Zitat von: Romy am 17. Januar 2016, 02:59:25Also ich bin mir ziemlich sicher, dass eine positive Darstellung einer seit 24 Jahren verstorbenen Persönlichkeit kein Problem darstellen sollte.
Einen Paragrafen habe ich aber auch da nicht zur Hand.

Die Frage, die sich mir stellt ist eher, wen könnte es denn stören? Wenn du es als Tribut verpackst bzw. ihn positiv darstellst, wird das allfällige Freunde oder Familie vermutlich eher freuen. Es müsste dich ja erst einmal jemand verklagen und ich denke, bei positiven Darstellungen ist diese Gefahr relativ gering.

Romy

Zitat von: Tanrien am 17. Januar 2016, 04:46:42
Wenn es um irgendeine Art von negativer Darstellung geht, würde ich mich aber auch immer professionell beraten lassen.
Stimmt. Und solange Du das Buch nicht im Selbstverlag rausbringst, wird der Verlag sich da sicherlich auch noch mal Gedanken drum machen, ob die Darstellung problematisch sein könnte.

Fafharad

Danke für eure Antworten!

Das Thema ist wirklich sehr sensibel und facettenreich, und Rechtssicherheit bekommt man hier wahrscheinlich wirklich nur durch anwältliche Prüfung.
Ich fühle mich jetzt allerdings ermutigt, das Wagnis einzugehen, auch weil ich mir nicht vorstellen kann, dass die Nachkommen Pedro Linares' oder überhaupt irgendjemand in Mexiko von diesem Roman erfährt (sofern er denn erscheint  ;)). Und selbst wenn - wer sollte sich darüber aufregen?
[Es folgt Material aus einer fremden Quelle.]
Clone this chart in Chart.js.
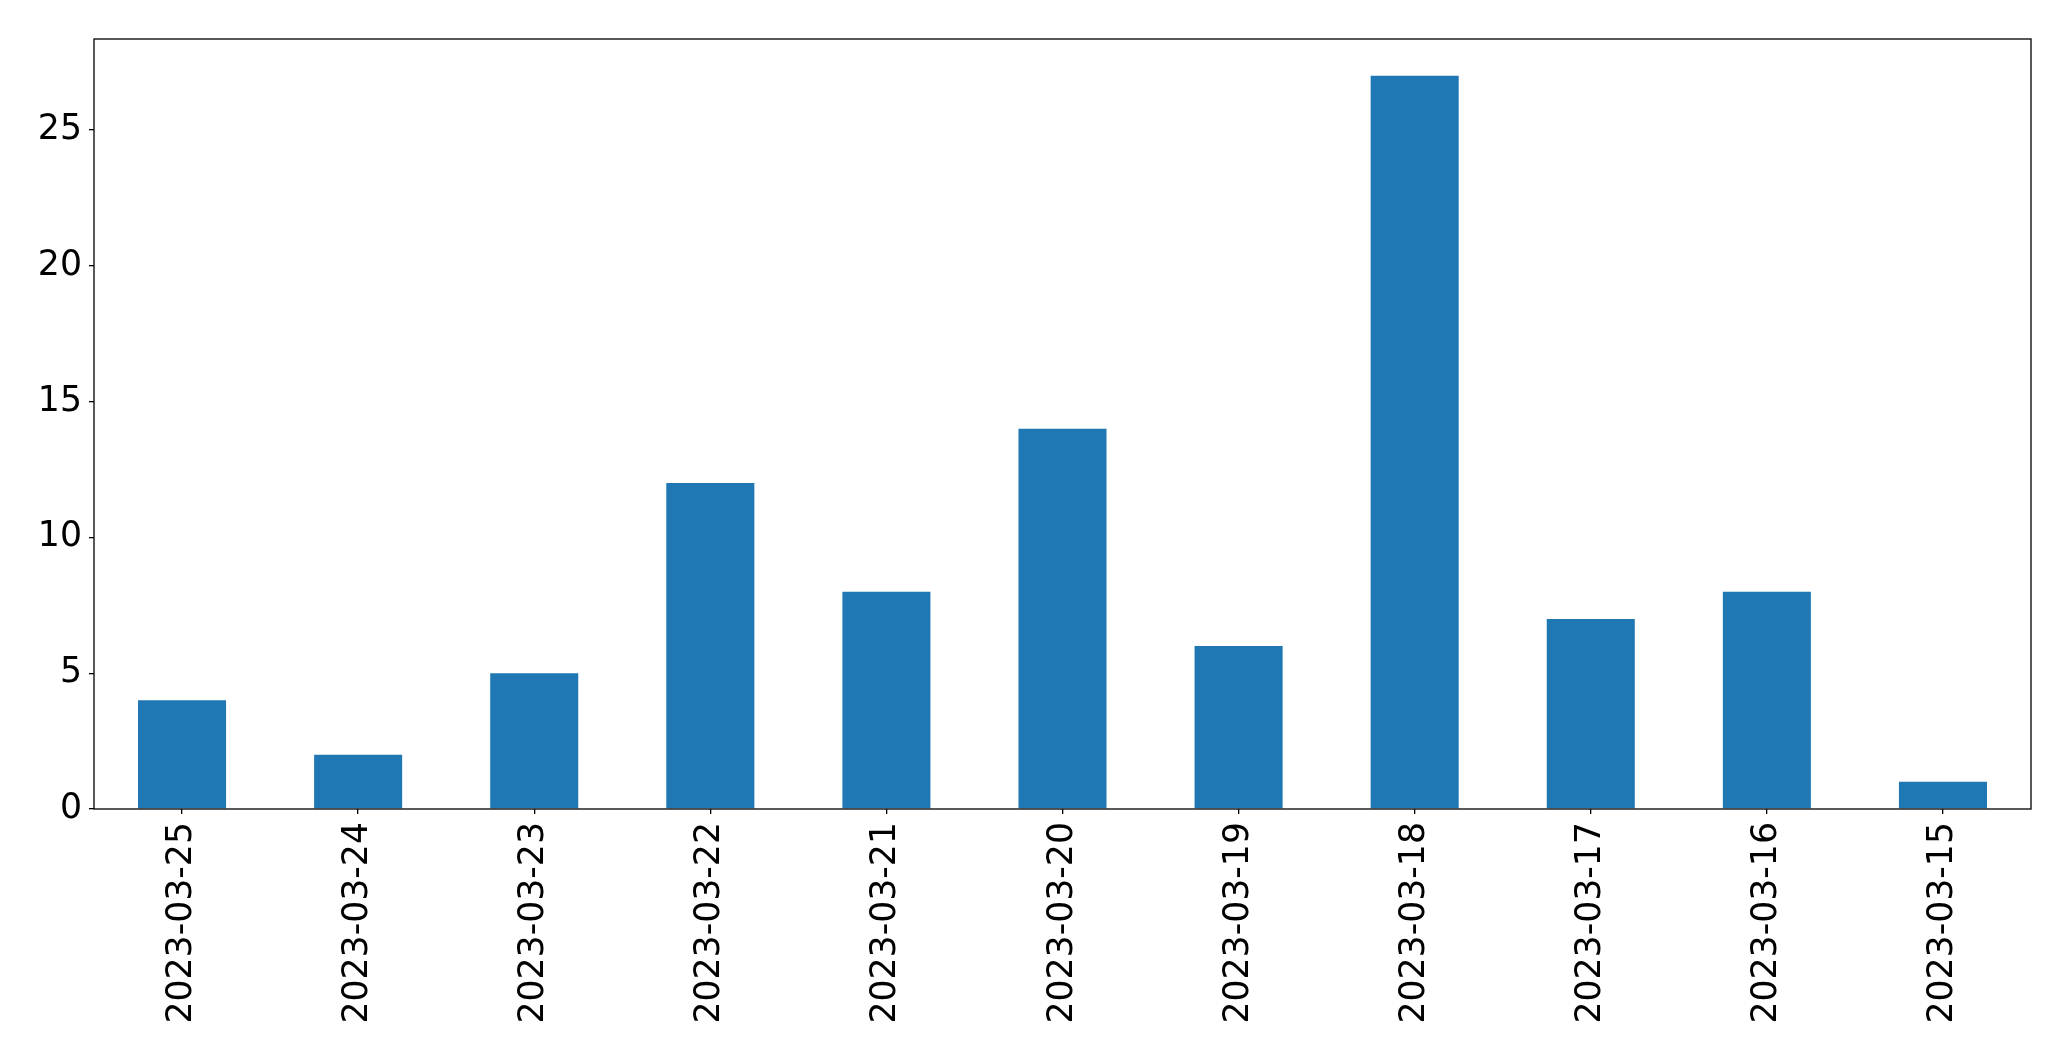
<!DOCTYPE html>
<html lang="en">
<head>
<meta charset="UTF-8">
<title>Daily counts</title>
<script src="https://cdn.jsdelivr.net/npm/chart.js"></script>
<style>
    html, body { margin: 0; padding: 0; background: #fff; }
    .wrap { width: 2071px; height: 1061px; }
</style>
</head>
<body>
<div class="wrap"><canvas id="bars" width="2071" height="1061"></canvas></div>
<script>
const dates = ['2023-03-25', '2023-03-24', '2023-03-23', '2023-03-22', '2023-03-21', '2023-03-20',
               '2023-03-19', '2023-03-18', '2023-03-17', '2023-03-16', '2023-03-15'];
const counts = [4, 2, 5, 12, 8, 14, 6, 27, 7, 8, 1];
const yTicks = [0, 5, 10, 15, 20, 25];

// black frame around the plot area (matplotlib style spines)
const frame = {
    id: 'frame',
    afterDraw(chart) {
        const a = chart.chartArea, c = chart.ctx;
        c.save();
        c.strokeStyle = '#000';
        c.lineWidth = 1.3;
        c.strokeRect(a.left, a.top, a.right - a.left, a.bottom - a.top);
        c.restore();
    }
};

new Chart(document.getElementById('bars'), {
    type: 'bar',
    data: {
        labels: dates,
        datasets: [{
            data: counts,
            backgroundColor: '#1f77b4',
            barPercentage: 0.5,
            categoryPercentage: 1.0
        }]
    },
    options: {
        responsive: false,
        animation: false,
        layout: { padding: { top: 39, right: 40, left: 0, bottom: 0 } },
        plugins: { legend: { display: false }, tooltip: { enabled: false } },
        scales: {
            x: {
                offset: true,
                grid: { offset: false, drawOnChartArea: false, tickLength: 5, color: '#000', lineWidth: 1.3 },
                border: { display: false },
                ticks: {
                    color: '#000',
                    font: { family: 'DejaVu Sans', size: 34.7 },
                    minRotation: 90, maxRotation: 90,
                    padding: 8, autoSkip: false
                },
                afterFit(s) { s.height = 252; }
            },
            y: {
                min: 0,
                max: 28.35,
                grid: { drawOnChartArea: false, tickLength: 5, color: '#000', lineWidth: 1.3 },
                border: { display: false },
                ticks: {
                    color: '#000',
                    font: { family: 'DejaVu Sans', size: 34.7 },
                    stepSize: 5,
                    padding: 7
                },
                afterBuildTicks(s) { s.ticks = yTicks.map(v => ({ value: v })); },
                afterFit(s) { s.width = 94; }
            }
        }
    },
    plugins: [frame]
});
</script>
</body>
</html>
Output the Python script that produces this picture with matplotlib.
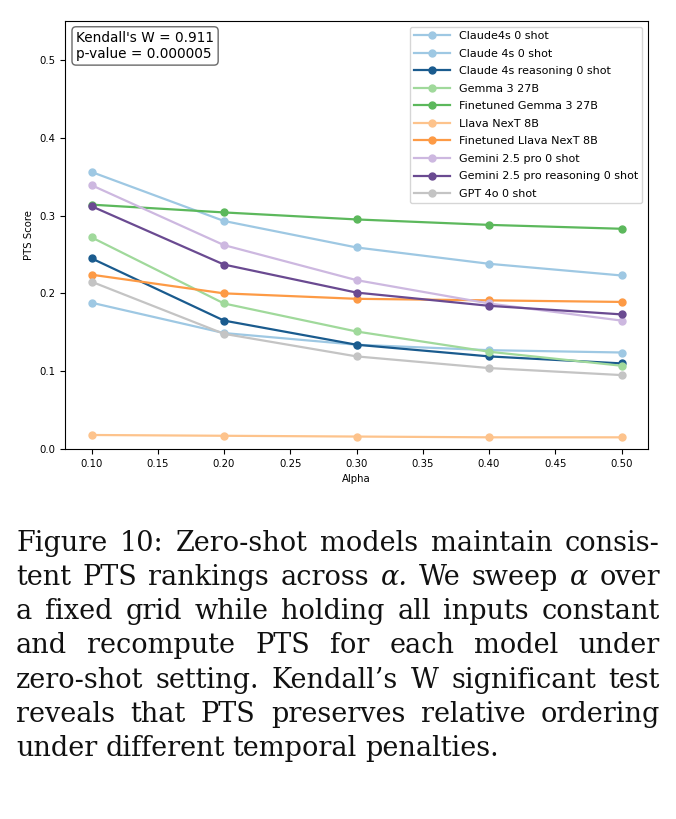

Zitat von: WitchEs ist so, dass du reale, lebende Personen zwar darstellen, aber nicht handeln lassen darfst. Man darf nur bewiesene Tatsachen beschreiben und dabei nicht verunglimpfen oder beleidigen.
Linares soll in einer Nebenrolle als handelnde Figur auftreten, aber keinesfalls verunglimpft werden. Was ich vorhabe, ist eine Vision, die er 1936 hatte, für bare Münze zu nehmen.

Zitat von: TanrienDa ich den Eschbach-Roman mit Mandela nicht kenne und in der Zusammenfassung auch keinen größeren Hinweis auf ihn finden kann, kann das für mich gerade alles heißen, zwischen wortwörtlich eine Statue des Künstlers im Roman im Hintergrund stehen lassen bis zu, dass du deinen ganzen Roman über ihn schreibst.
Eschbach macht Mandela zum Präsidenten einer (symbolischen) Weltregierung (Eine Billion Dollar, Bastei Lübbe 2003).
Das mit dem Denkmal meine ich tatsächlich nur im übertragenen Sinne.